Teag. Ay, ay, a poor man’s friends is sometimes worse than a profest enemy, the best friend I ever had in the world was my own pocket while my money lasted; but I left two babes between the priest’s door and the parish church, because I thought it was a place of mercy, and then set out for England in quest of another fortune.
Tom. I fancy, Paddy, you came off with what they call a moon-shine flitting.
Teag. You lie like a thief now, for I did not see sun, moon, nor stars, all the night then: for I set out from Cork at the dawn of night, and I had travelled twenty miles all but twelve, before gloaming in the morning.
Tom. And where did you go to take shipping?

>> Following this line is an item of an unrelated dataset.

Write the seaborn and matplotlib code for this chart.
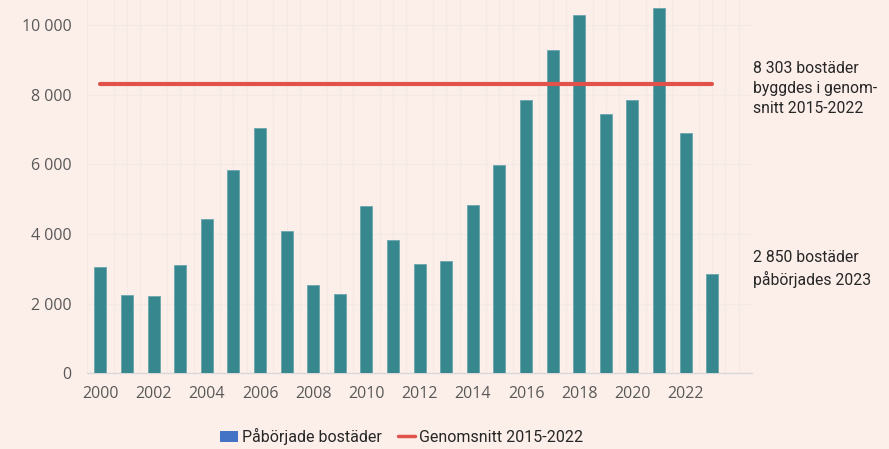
import matplotlib as mpl
import matplotlib.pyplot as plt
import seaborn as sns
import pandas as pd
import numpy as np
from matplotlib.patches import Patch
from matplotlib.lines import Line2D

# Data
years = list(range(2000, 2024))
started = [3050, 2240, 2210, 3100, 4430, 5830, 7040, 4080, 2530, 2270,
           4800, 3820, 3130, 3220, 4830, 5980, 7840, 9280, 10290, 7440,
           7840, 10490, 6900, 2850]
avg_2015_2022 = 8303
avg_years = (2000, 2023)

BG = '#fcefea'
BAR = '#37878f'
RED = '#e0524a'
GREY = '#595959'

sns.set_theme(style="white", rc={'figure.facecolor': BG, 'axes.facecolor': BG})
plt.rcParams['font.family'] = ['Open Sans', 'DejaVu Sans']

df = pd.DataFrame({"Year": [str(y) for y in years], "Started": started})

fig = plt.figure(figsize=(8.89, 4.49), dpi=100)
ax = fig.add_axes([0.098, 0.169, 0.748, 0.831])

sns.barplot(data=df, x="Year", y="Started", color=BAR, width=0.45, saturation=1,
            edgecolor='#6aa6ad', linewidth=0.6, ax=ax, zorder=3)

# Average line
pos = [years.index(avg_years[0]), years.index(avg_years[1])]
sns.lineplot(x=pos, y=[avg_2015_2022, avg_2015_2022], color=RED, linewidth=3, ax=ax, zorder=4)

# Axes
ax.set_xlim(-0.5, 24.5)
ax.set_ylim(0, 10720)
ax.set_xlabel('')
ax.set_ylabel('')
ax.set_xticks(range(0, len(years), 2), [str(y) for y in years[::2]], fontsize=11.5, color=GREY)
ax.set_xticks(np.arange(-0.5, 24.51, 0.5), minor=True)
yt = np.arange(0, 10001, 2000)
ax.set_yticks(yt, [f"{v:,}".replace(',', ' ') for v in yt], fontsize=11.5, color=GREY)
ax.tick_params(axis='both', which='both', length=0)
ax.tick_params(axis='x', pad=9)
ax.tick_params(axis='y', pad=11)
ax.grid(axis='x', which='minor', color='#f4e9e6', linewidth=0.9, zorder=0)
ax.grid(axis='y', which='major', color='#f4e9e6', linewidth=0.9, zorder=0)
for s in ['top', 'right', 'left']:
    ax.spines[s].set_visible(False)
ax.spines['bottom'].set_color('#d9d9d9')
ax.spines['bottom'].set_linewidth(1)

# Annotations
fig.text(0.847, 0.803, "8 303 bostäder\nbyggdes i genom-\nsnitt 2015-2022", fontsize=11.3,
         family='Roboto', color='#262626', va='center', ha='left', linespacing=1.45)
fig.text(0.847, 0.401, "2 850 bostäder\npåbörjades 2023", fontsize=11.3,
         family='Roboto', color='#262626', va='center', ha='left', linespacing=1.45)

# Legend
handles = [Patch(facecolor='#4472c4', edgecolor='none'),
           Line2D([0], [0], color=RED, linewidth=2.5)]
fig.legend(handles=handles, labels=['Påbörjade bostäder', 'Genomsnitt 2015-2022'],
           loc='center', bbox_to_anchor=(0.452, 0.028), ncol=2, frameon=False,
           prop={'family': 'Roboto', 'size': 11.5}, handlelength=1.1, handleheight=0.7,
           handletextpad=0.25, columnspacing=1.0, labelcolor='#262626')

plt.savefig("out.png", dpi=100, facecolor=BG)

Teag. Arra, dear honey, I came to a country village called Dublin, as big a city as any market-town in all England, where I got myself aboard of a little young boat, with a parcel of fellows, and a long leather bag. I supposed them to be tinklers, until I asked what they carried in that leather sack; they told me it was the English mail they were going over with; then said I, is the milns so scant in England, that they must send over their corn to Ireland to grind it, the comical cunning fellows persuaded me it was so: then I went down to a little house below the water, hard by the rigg-back of the boat, and laid me down on their leather sack, where I slept myself almost to death with hunger. And dear Tom to tell you plainly when I waked I did not know where I was, but thought I was dead and buried, for I found nothing all round me but wooden walls and timber above.
Tom. And how did you come to yourself to know where you was at last?
Teag. By the law, dear shoy, I scratched my head in a hundred parts, and then set me down to think upon it, so I minded it was my wife that was dead and not me, and that I was alive in the young boat, with the fellows that carries over the English meal from the Irish milns.